卒業生の声 - 拡がるNAIST遺伝子 -
小林 克史 さん
- HYPHEN BioMed (SYSMEX Group)
- 2004年度(修士) 構造生物学
科学技術はお互いを理解するための共通言語
「科学に国境はないが、科学者には祖国がある」
これはルイ・パスツールが残した言葉です。
私は今、パスツールを生んだフランスにある会社HYPHEN BioMedで、出血及び血栓症の診断薬を開発しています。
奈良先端大へは2002年に入学し、構造生物学研究室 (箱嶋先生) で蛋白質科学の基礎を2年間学び2004年に修士課程を修了しました。
そこで学んだことは、研究の一貫性と、ストーリーの重要性 ”Make a story” であり、それは今でも大切にしています。
構造生物学に興味を持った動機は、構造決定することによって、そのタンパクが自然界でどのように働いているのかを視覚化して説明できることです。
それまで論文や教科書で見ていた単純化された模式図を、実際のものとして視覚的に示すことができるのです。

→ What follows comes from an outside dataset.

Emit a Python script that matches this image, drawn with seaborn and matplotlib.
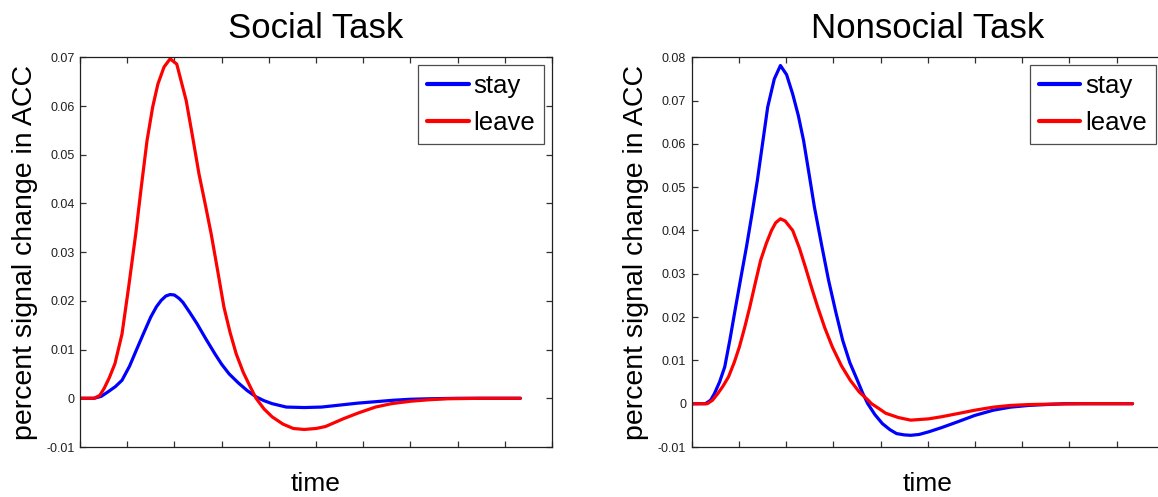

また、一度決定した構造はよほどの事がない限り覆ることはありません。
但し、研究の目的は構造を決定することではなく、決定した構造に基づいて生物学上の問題を解明することです。それは当然、より多くの人が疑問に感じていることや、解明される事実がより大きな影響を与えることであった方が多くの人の目に留まります。
どのタンパクをターゲットとして構造解析を行うのか、そのタンパクがどのような機能を持ち、どのように相互作用しているのかを含めて、ストーリーを作り上げていくことがとても大切であるということです。
これは現在の私の仕事である、ものづくり、商品開発でも同様であり、開発を始める前にどれだけ具体的にかつ詳細にストーリーを作り上げるかによって、そのプロジェクトの内容が変わります。
商品開発におけるストーリーは、商品企画であり、製品仕様なのですが、市場(顧客)から何が求められているのかを、より早い段階で具体的に理解し取り入れることで効率よくプロジェクトを進めることができます。
またそれはリーダーだけでなく、個々のプロジェクトメンバーが考えて理解しておくことで一貫性を維持できます。
一方で個々人がそれぞれのストーリーを持っていればディスカッションの内容は広がり、他人のアイデアに刺激を受けることで個々人及びプロジェクトの考えも更に深まります。
日本で学び、日本人としての誇りを持って現在の仕事に取り組んでいますが、科学の根底はどこでも共通で、奈良先端大で身に着けたScientist/Engineerとしての基本は大きく活かされています。
仕事で世界各地の研究者や、医療従事者とコラボレーションする機会がありますが、文化や背景は異なっても、事実は一つ。科学技術はお互いを理解するための共通言語です。
ところで、2013年に奈良先端大のキャッチコピーが決定されたようです。
「無限の可能性、ここが最先端 -Outgrow your limits-」
研究や科学技術の最先端で活躍したいなら、当然奈良先端大ですよね☆
<卒業後の略歴>
2004年から2010年までSYSMEX(神戸)で凝固検査の診断薬や、検査機器の解析アルゴリズム、アプリケーション開発を行ってきました。
元来色々なことに興味があるのですが、縁あってこの分野で仕事を続けており、外からの刺激を受けつつもここでの専門性に磨きをかけています。
様々なことに挑戦しているうちに、2011年からフランスで働くことになり、現在もフランスの診断薬メーカーHYPHEN BioMed (SYSMEX Group)で研究開発のマネージャーとして商品開発を行っています。
全人類の医療へ貢献する、世界に誇れる製品を作ることを目的に、日々邁進しています。